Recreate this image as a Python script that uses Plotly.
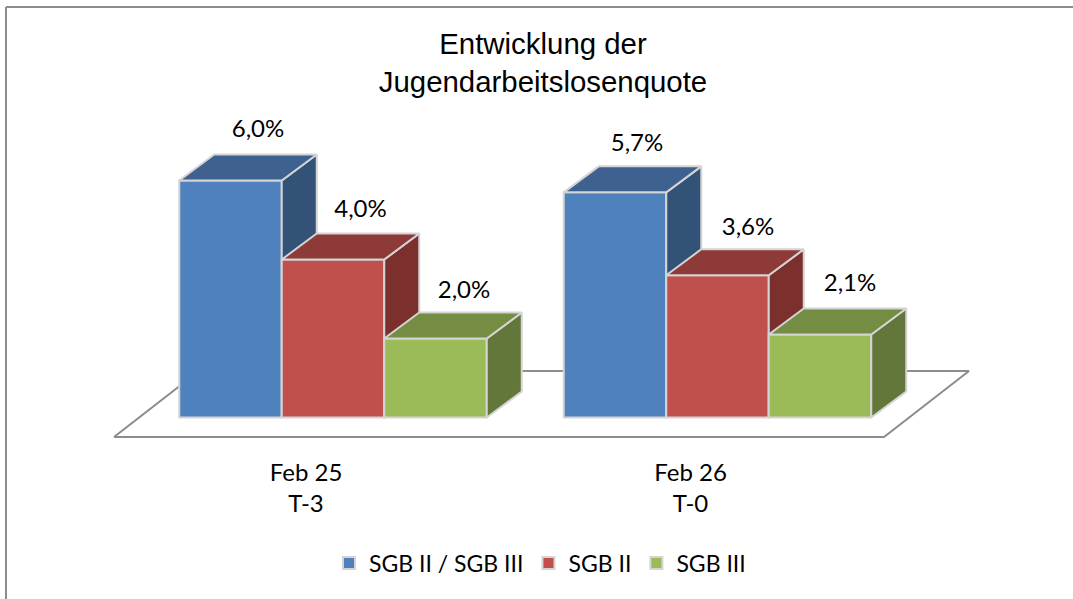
import plotly.graph_objects as go

MONTHS = ["Feb 25", "Feb 26"]
OFFSETS = ["T-3", "T-0"]
SERIES_NAMES = ["SGB II / SGB III", "SGB II", "SGB III"]
SGB_ALL = [6.0, 5.7]
SGB_II = [4.0, 3.6]
SGB_III = [2.0, 2.1]
TITLE = "Entwicklung der<br>Jugendarbeitslosenquote"

FRONT = ["#4f81bd", "#c0504d", "#9bbb59"]
TOP = ["#3f618f", "#8e3a38", "#758c43"]
SIDE = ["#325278", "#7b302e", "#64773a"]
EDGE = "#d4d4d4"
LINE = "#8c8c8c"

W, H = 1073, 599
PX_X = 384.5          # pixels per category
PX_Y = 39.5           # pixels per percent
X0_PX, Y0_PX = 333.0, 417.5
BOTTOM_PX = 445
BAR_W = 102.5 / PX_X
DX = 35 / PX_X
DY = 26 / PX_Y
LABEL_DX = [[27.5, 22], [27.5, 30.5], [28.5, 30]]   # label offset from bar centre, px
LABEL_DY = [[50, 47], [49, 46], [47, 50]]           # label offset above bar top, px
xr = [-X0_PX / PX_X, (W - X0_PX) / PX_X]
yr = [(Y0_PX - BOTTOM_PX) / PX_Y, Y0_PX / PX_Y]


def px_x(p):
    return (p - X0_PX) / PX_X


def px_y(p):
    return (Y0_PX - p) / PX_Y


fig = go.Figure()

# floor
fx = [px_x(p) for p in (114, 884, 969, 199, 114)]
fy = [px_y(p) for p in (437, 437, 371, 371, 437)]
fig.add_trace(go.Scatter(x=fx, y=fy, mode="lines", fill="toself", fillcolor="white",
                         line=dict(color=LINE, width=2), showlegend=False, hoverinfo="skip"))

all_series = [SGB_ALL, SGB_II, SGB_III]
axis_suffix = ["2", "3", "4"]
for s, values in enumerate(all_series):
    xa, ya = "x" + axis_suffix[s], "y" + axis_suffix[s]
    lefts = [c + (s - 1.5) * BAR_W for c in range(len(values))]
    centers = [l + BAR_W / 2 for l in lefts]
    fig.add_trace(go.Bar(x=centers, y=values, width=BAR_W, name=SERIES_NAMES[s],
                         marker=dict(color=FRONT[s], line=dict(color=EDGE, width=2)),
                         xaxis=xa, yaxis=ya))
    for l, v in zip(lefts, values):
        r = l + BAR_W
        fig.add_trace(go.Scatter(x=[r, r + DX, r + DX, r, r], y=[0, DY, v + DY, v, 0], mode="lines",
                                 fill="toself", fillcolor=SIDE[s], line=dict(color=EDGE, width=2),
                                 showlegend=False, hoverinfo="skip", xaxis=xa, yaxis=ya))
        fig.add_trace(go.Scatter(x=[l, r, r + DX, l + DX, l], y=[v, v, v + DY, v + DY, v], mode="lines",
                                 fill="toself", fillcolor=TOP[s], line=dict(color=EDGE, width=2),
                                 showlegend=False, hoverinfo="skip", xaxis=xa, yaxis=ya))
    fig.add_trace(go.Scatter(x=[c + d / PX_X for c, d in zip(centers, LABEL_DX[s])],
                             y=[v + d / PX_Y for v, d in zip(values, LABEL_DY[s])],
                             mode="text", text=[f"{v:.1f}%".replace(".", ",") for v in values],
                             textposition="middle center",
                             textfont=dict(family="Lato", size=24, color="#000000"),
                             showlegend=False, hoverinfo="skip", xaxis="x4", yaxis="y4"))

tick_pos = [c - 27 / PX_X for c in range(len(MONTHS))]
tick_text = [f"{m}<br>{o}" for m, o in zip(MONTHS, OFFSETS)]
hidden_y = dict(range=yr, visible=False, fixedrange=True)
hidden_x = dict(range=xr, visible=False, fixedrange=True, overlaying="x")
fig.update_layout(
    width=W, height=H, autosize=False,
    paper_bgcolor="white", plot_bgcolor="white",
    margin=dict(l=0, r=0, t=0, b=H - BOTTOM_PX, pad=0),
    showlegend=True,
    title=dict(text=TITLE, x=543 / W, xanchor="center", y=1 - 54 / H, yanchor="middle",
               yref="container", font=dict(family="Liberation Sans", size=29.4, color="#000000")),
    xaxis=dict(range=xr, tickvals=tick_pos, ticktext=tick_text, showgrid=False, zeroline=False, showline=False,
               ticks="outside", ticklen=6, tickcolor="rgba(0,0,0,0)", fixedrange=True,
               tickfont=dict(family="Lato", size=24, color="#000000")),
    yaxis=hidden_y,
    xaxis2=dict(hidden_x, anchor="y2"),
    yaxis2=dict(hidden_y, overlaying="y", anchor="x2"),
    xaxis3=dict(hidden_x, anchor="y3"),
    yaxis3=dict(hidden_y, overlaying="y", anchor="x3"),
    xaxis4=dict(hidden_x, anchor="y4"),
    yaxis4=dict(hidden_y, overlaying="y", anchor="x4"),
    legend=dict(orientation="h", x=329 / W, xanchor="left", y=1 - 563 / H, yanchor="middle", yref="container",
                font=dict(family="Lato", size=23, color="#000000"), bgcolor="rgba(0,0,0,0)"),
)
# frame: top and left rules
fig.add_shape(type="line", xref="x", yref="y", x0=px_x(6), x1=xr[1], y0=px_y(7), y1=px_y(7),
              line=dict(color=LINE, width=2))
fig.add_shape(type="line", xref="x", yref="paper", x0=px_x(6), x1=px_x(6), y0=-1, y1=1 - 7 / BOTTOM_PX,
              line=dict(color=LINE, width=2))
fig.write_html("out.html", config={"displayModeBar": False}, post_script="document.body.style.margin='0';")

□ □ □ □ □ □ □

Repeat, word for word and with no pictures, only the lines running from the beginning of the data to the line that contains "import plotly.graph_objects as go".

Task answer
Recreate this image as a Python script that uses Plotly.
import plotly.graph_objects as go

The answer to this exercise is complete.